Traders of interest-rate futures no longer think the Federal Reserve will continue to raise rates next year.
The odds of a rate increase implied by Fed funds futures contracts have declined rapidly. A week ago, futures trade on the Chicago Mercantile Exchange implied an 82 percent chance of a rate hike at next week’s meeting of the Federal Open Markets Committee, according to the CME Groups’ FedWatch tool On Monday, those odds stood at just 73.2 percent.
The odds now favor now hikes at all in 2019. There’s now a 53 percent chance that the Fed’s overnight target rate will not increase at all after the Fed hikes one more time.
The Atlanta Fed’s market probability tracker, which is based on a broader set of futures contracts, has also moved sharply against further rate hikes after December. It sees just a 35 percent chance of a rate hike in 2019.

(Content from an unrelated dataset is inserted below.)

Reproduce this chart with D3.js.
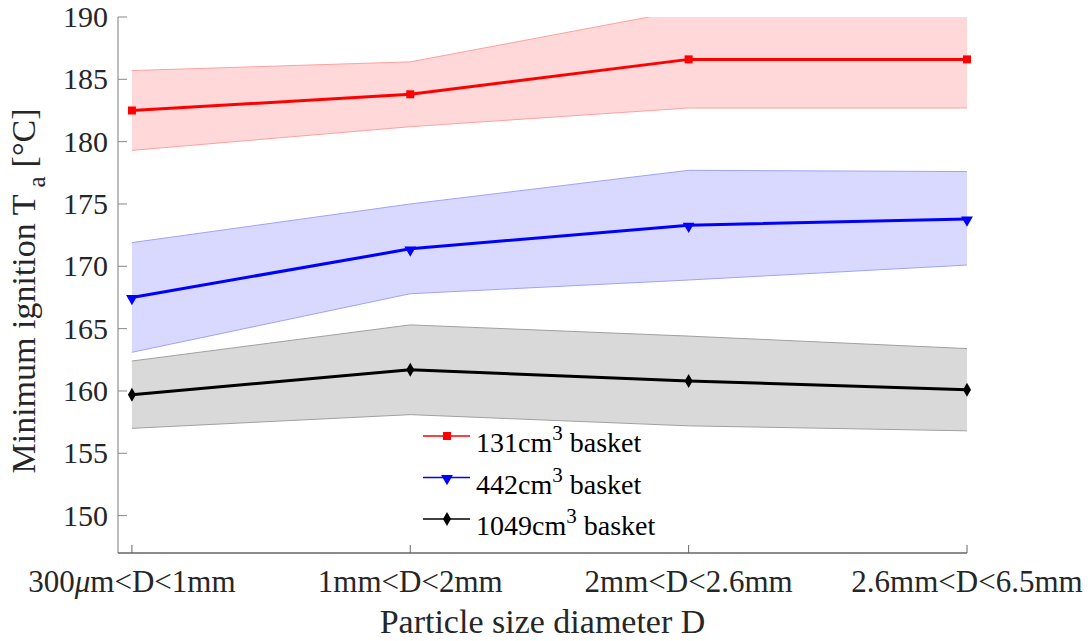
<!DOCTYPE html>
<html>
<head>
<meta charset="utf-8">
<script src="https://cdn.jsdelivr.net/npm/d3@7"></script>
</head>
<body style="margin:0;background:#fff">
<div id="chart"></div>
<script>
(function () {
  'use strict';

  /* ---- Data ---- */
  const categories = ['300μm<D<1mm', '1mm<D<2mm', '2mm<D<2.6mm', '2.6mm<D<6.5mm'];
  const yTicks = [150, 155, 160, 165, 170, 175, 180, 185, 190];

  const mean131  = [182.5, 183.8, 186.6, 186.6];
  const upper131 = [185.7, 186.4, 190.6, 190.6];
  const lower131 = [179.3, 181.2, 182.7, 182.7];

  const mean442  = [167.5, 171.4, 173.3, 173.8];
  const upper442 = [171.9, 175.0, 177.7, 177.6];
  const lower442 = [163.1, 167.8, 168.9, 170.1];

  const mean1049  = [159.7, 161.7, 160.8, 160.1];
  const upper1049 = [162.4, 165.3, 164.4, 163.4];
  const lower1049 = [157.0, 158.1, 157.2, 156.8];

  const SERIES = [
    { vol: '131',  mean: mean131,  upper: upper131,  lower: lower131,  color: '#ff0000', fill: '#ffd9d9', edge: '#ffa0a0', marker: 'square' },
    { vol: '442',  mean: mean442,  upper: upper442,  lower: lower442,  color: '#0000ff', fill: '#d9d9ff', edge: '#a0a0ff', marker: 'triangle' },
    { vol: '1049', mean: mean1049, upper: upper1049, lower: lower1049, color: '#000000', fill: '#d9d9d9', edge: '#a0a0a0', marker: 'diamond' },
  ];

  /* ---- Layout ---- */
  const W = 1091, H = 641;
  const M = { left: 118, top: 17, right: 967, bottom: 553 };

  const x = d3.scaleLinear().domain([0.95, 4]).range([M.left, M.right]);
  const y = d3.scaleLinear().domain([147, 190]).range([M.bottom, M.top]);

  const svg = d3.select('#chart').append('svg')
    .attr('width', W).attr('height', H);

  // serif text helper
  function serif(sel, size) {
    return sel.attr('font-family', 'Times New Roman')
      .style('font-family', '"Times New Roman", "Liberation Serif", serif')
      .style('font-size', size + 'px');
  }

  svg.append('defs').append('clipPath').attr('id', 'plotClip')
    .append('rect')
      .attr('x', M.left).attr('y', M.top)
      .attr('width', M.right - M.left).attr('height', M.bottom - M.top);

  const plot = svg.append('g').attr('clip-path', 'url(#plotClip)');

  /* ---- Bands ---- */
  const area = d3.area()
    .x((d, i) => x(i + 1))
    .y0(d => y(d[0]))
    .y1(d => y(d[1]));
  const edgeLine = d3.line().x((d, i) => x(i + 1)).y(d => y(d));

  SERIES.forEach(s => {
    const pts = s.lower.map((lo, i) => [lo, s.upper[i]]);
    plot.append('path').attr('d', area(pts)).attr('fill', s.fill);
    plot.append('path').attr('d', edgeLine(s.upper)).attr('fill', 'none').attr('stroke', s.edge).attr('stroke-width', 1);
    plot.append('path').attr('d', edgeLine(s.lower)).attr('fill', 'none').attr('stroke', s.edge).attr('stroke-width', 1);
  });

  /* ---- Axes ---- */
  const yAxis = svg.append('g');
  yAxis.append('line')
    .attr('x1', M.left).attr('x2', M.left).attr('y1', M.top).attr('y2', M.bottom)
    .attr('stroke', '#999').attr('stroke-width', 1.3);
  yAxis.selectAll('.ytick').data(yTicks).join('line')
    .attr('x1', M.left).attr('x2', M.left + 9)
    .attr('y1', d => y(d)).attr('y2', d => y(d))
    .attr('stroke', '#888').attr('stroke-width', 1);
  serif(yAxis.selectAll('.ylab').data(yTicks).join('text'), 30)
    .attr('x', M.left - 10).attr('y', d => y(d) + 10)
    .attr('text-anchor', 'end')
    .attr('fill', '#262626')
    .text(d => d);

  const xAxis = svg.append('g');
  xAxis.append('line')
    .attr('x1', M.left).attr('x2', M.right).attr('y1', M.bottom).attr('y2', M.bottom)
    .attr('stroke', '#666').attr('stroke-width', 1.3);
  xAxis.selectAll('.xtick').data(categories).join('line')
    .attr('x1', (d, i) => x(i + 1)).attr('x2', (d, i) => x(i + 1))
    .attr('y1', M.bottom).attr('y2', M.bottom - 8)
    .attr('stroke', '#666').attr('stroke-width', 1);
  const xl = serif(xAxis.selectAll('.xlab').data(categories).join('text'), 31)
    .attr('x', (d, i) => x(i + 1)).attr('y', 592)
    .attr('text-anchor', 'middle')
    .attr('fill', '#262626');
  xl.each(function (d) {
    const t = d3.select(this);
    const k = d.indexOf('μ');
    if (k < 0) { t.text(d); return; }
    t.append('tspan').text(d.slice(0, k));
    t.append('tspan').style('font-style', 'italic').text('μ');
    t.append('tspan').text(d.slice(k + 1));
  });

  /* ---- Axis titles ---- */
  serif(svg.append('text'), 34)
    .attr('x', (M.left + M.right) / 2).attr('y', 633)
    .attr('text-anchor', 'middle')
    .attr('fill', '#262626')
    .text('Particle size diameter D');

  const yt = serif(svg.append('text'), 34)
    .attr('transform', `translate(35,${(M.top + M.bottom) / 2 + 6}) rotate(-90)`)
    .attr('text-anchor', 'middle')
    .attr('fill', '#262626');
  yt.append('tspan').text('Minimum ignition T');
  yt.append('tspan').attr('dx', 7).attr('dy', 10).style('font-size', '25px').text('a');
  yt.append('tspan').attr('dx', 9).attr('dy', -10).text('[°C]');

  /* ---- Lines & markers ---- */
  const line = d3.line().x((d, i) => x(i + 1)).y(d => y(d));
  const symbolFor = {
    square:   d3.symbol().type(d3.symbolSquare).size(64),
    triangle: d3.symbol().type(d3.symbolTriangle).size(60),
    diamond:  d3.symbol().type(d3.symbolDiamond).size(56),
  };
  const markerTransform = (m, px, py) =>
    m === 'triangle' ? `translate(${px},${py + 1}) rotate(180)` : `translate(${px},${py})`;

  SERIES.forEach(s => {
    svg.append('path').attr('d', line(s.mean))
      .attr('fill', 'none').attr('stroke', s.color).attr('stroke-width', 3);
    svg.selectAll(null).data(s.mean).join('path')
      .attr('d', symbolFor[s.marker]())
      .attr('transform', (d, i) => markerTransform(s.marker, x(i + 1), y(d)))
      .attr('fill', s.color);
  });

  /* ---- Legend ---- */
  const legend = svg.append('g');
  SERIES.forEach((s, i) => {
    const ly = 436 + i * 41.5;
    legend.append('line')
      .attr('x1', 423).attr('x2', 470).attr('y1', ly).attr('y2', ly)
      .attr('stroke', s.color).attr('stroke-width', 1.6);
    legend.append('path')
      .attr('d', symbolFor[s.marker]())
      .attr('transform', markerTransform(s.marker, 447, ly))
      .attr('fill', s.color);
    const t = serif(legend.append('text'), 28)
      .attr('x', 476).attr('y', ly + 16)
      .attr('fill', '#000');
    t.append('tspan').text(s.vol + 'cm');
    t.append('tspan').attr('dy', -12).style('font-size', '21px').text('3');
    t.append('tspan').attr('dy', 12).attr('dx', 7).text('basket');
  });
})();
</script>
</body>
</html>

The central bank has raised the federal funds target range eight times since it first began to lift rate from near zero in December 2015. At its September policy meeting, the Fed indicated that it expected to raise one more time this year and three times next year.
President Donald Trump has criticized the Fed and its chair Jerome Powell, whom Trump picked to run the central bank, for its interest rate policy on several occasions this year. Trump has argued that the Fed was working against his administration’s attempt to boost economic growth.
The Fed has said that it thinks the economy is currently growing faster than the long-term growth potential of the U.S., which the Fed sees as 1.8 percent. Many Fed policy-makers think this creates the risk of inflation overshooting the Fed’s 2 percent target, although most market and survey signals of inflation have declined in recent months. Raising rates is standard policy to stave off inflation.
The Trump administration has said it aims to grow the economy at 3 percent or higher, making a clash with monetary policy authorities nearly inevitable.
The stock market turned more volatile after Powell’s remarks in October appeared to indicate that the Fed believed it had a long way to go before monetary policy hit the “neutral”–the point at which monetary policy is no longer stimulating the economy but is not yet restraining it. Many investors interpreted this as a sign that the Fed would continue to aggressively hike rates even as global economic growth appeared to be slowing, giving rise to fears that the Fed could accidentally derail economic expansion in the U.S.
More recently, however, Powell and other Fed speakers have sounded far more dovish and taken notice that the economy appears set to slow next year. Powell said in a speech on November 28 that the policy rate is “just below” Fed estimates of the range for the neutral rate.